▶ _Objective_
Exactly retype the lines from the top of the data through the line containing "const legendGaps = [0, 32, 53];", leaving out every picture.

▶ _Data section_
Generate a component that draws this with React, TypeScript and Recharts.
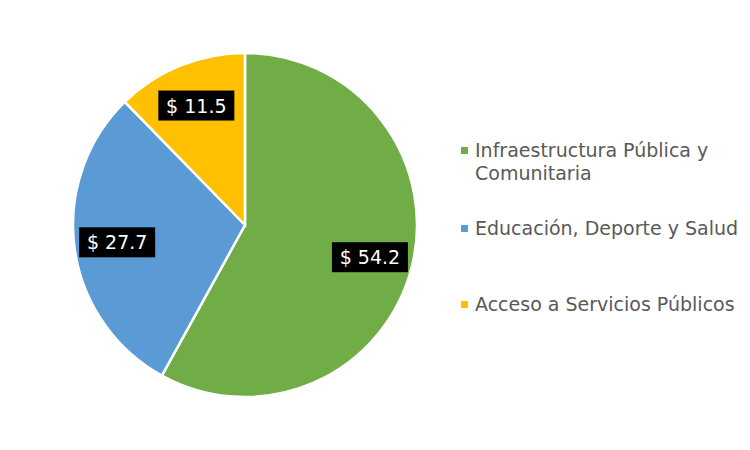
import { PieChart, Pie, Cell, Legend } from "recharts";

const categories = [
  "Infraestructura Pública y Comunitaria",
  "Educación, Deporte y Salud",
  "Acceso a Servicios Públicos",
];
const values = [54.2, 27.7, 11.5];
const colors = ["#70AD47", "#5B9BD5", "#FFC000"];

const data = categories.map((name, i) => ({ name, value: values[i] }));

const RADIAN = Math.PI / 180;
const FONT = "'DejaVu Sans', Verdana, sans-serif";

// eslint-disable-next-line @typescript-eslint/no-explicit-any
function renderLabel({ cx, cy, midAngle, value }: any) {
  const r = 129;
  const x = cx + r * Math.cos(-midAngle * RADIAN);
  const y = cy + r * Math.sin(-midAngle * RADIAN);
  const w = 76;
  const h = 30;
  return (
    <g>
      <rect x={x - w / 2} y={y - h / 2} width={w} height={h} fill="#000" />
      <text
        x={x}
        y={y}
        fill="#fff"
        textAnchor="middle"
        dominantBaseline="central"
        style={{ fontFamily: FONT, fontSize: 19 }}
      >
        {`$ ${value.toFixed(1)}`}
      </text>
    </g>
  );
}

// spacing between legend entries, as in the original layout
const legendGaps = [0, 32, 53];

function CustomLegend() {
  // keep the original series order (Recharts sorts its payload)
  return (
    <div style={{ fontFamily: FONT, fontSize: 19, color: "#595959", lineHeight: "23px" }}>
      {categories.map((name, i) => (
        <div key={name} style={{ display: "flex", marginTop: legendGaps[i] }}>
          <div
            style={{
              width: 7,
              height: 7,
              backgroundColor: colors[i],
              marginTop: 8,
              marginRight: 7,
              flexShrink: 0,
            }}
          />
          <span style={{ width: 268 }}>{name}</span>
        </div>
      ))}
    </div>
  );
}

export default function App() {
  return (
    <div style={{ position: "absolute", left: 0, top: 0, background: "#fff" }}>
      <PieChart
        width={750}
        height={450}
        margin={{ top: 0, right: 0, bottom: 0, left: 0 }}
      >
        <Pie
          data={data}
          dataKey="value"
          nameKey="name"
          cx={245}
          cy={225}
          outerRadius={172}
          startAngle={90}
          endAngle={-270}
          stroke="#fff"
          strokeWidth={2.5}
          label={renderLabel}
          labelLine={false}
          isAnimationActive={false}
        >
          {data.map((d, i) => (
            <Cell key={d.name} fill={colors[i]} />
          ))}
        </Pie>
        <Legend
          layout="vertical"
          align="right"
          verticalAlign="top"
          content={<CustomLegend />}
          wrapperStyle={{ left: 461, top: 139, width: 289 }}
        />
      </PieChart>
    </div>
  );
}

▶ _Full answer_
Generate a component that draws this with React, TypeScript and Recharts.
import { PieChart, Pie, Cell, Legend } from "recharts";

const categories = [
  "Infraestructura Pública y Comunitaria",
  "Educación, Deporte y Salud",
  "Acceso a Servicios Públicos",
];
const values = [54.2, 27.7, 11.5];
const colors = ["#70AD47", "#5B9BD5", "#FFC000"];

const data = categories.map((name, i) => ({ name, value: values[i] }));

const RADIAN = Math.PI / 180;
const FONT = "'DejaVu Sans', Verdana, sans-serif";

// eslint-disable-next-line @typescript-eslint/no-explicit-any
function renderLabel({ cx, cy, midAngle, value }: any) {
  const r = 129;
  const x = cx + r * Math.cos(-midAngle * RADIAN);
  const y = cy + r * Math.sin(-midAngle * RADIAN);
  const w = 76;
  const h = 30;
  return (
    <g>
      <rect x={x - w / 2} y={y - h / 2} width={w} height={h} fill="#000" />
      <text
        x={x}
        y={y}
        fill="#fff"
        textAnchor="middle"
        dominantBaseline="central"
        style={{ fontFamily: FONT, fontSize: 19 }}
      >
        {`$ ${value.toFixed(1)}`}
      </text>
    </g>
  );
}

// spacing between legend entries, as in the original layout
const legendGaps = [0, 32, 53];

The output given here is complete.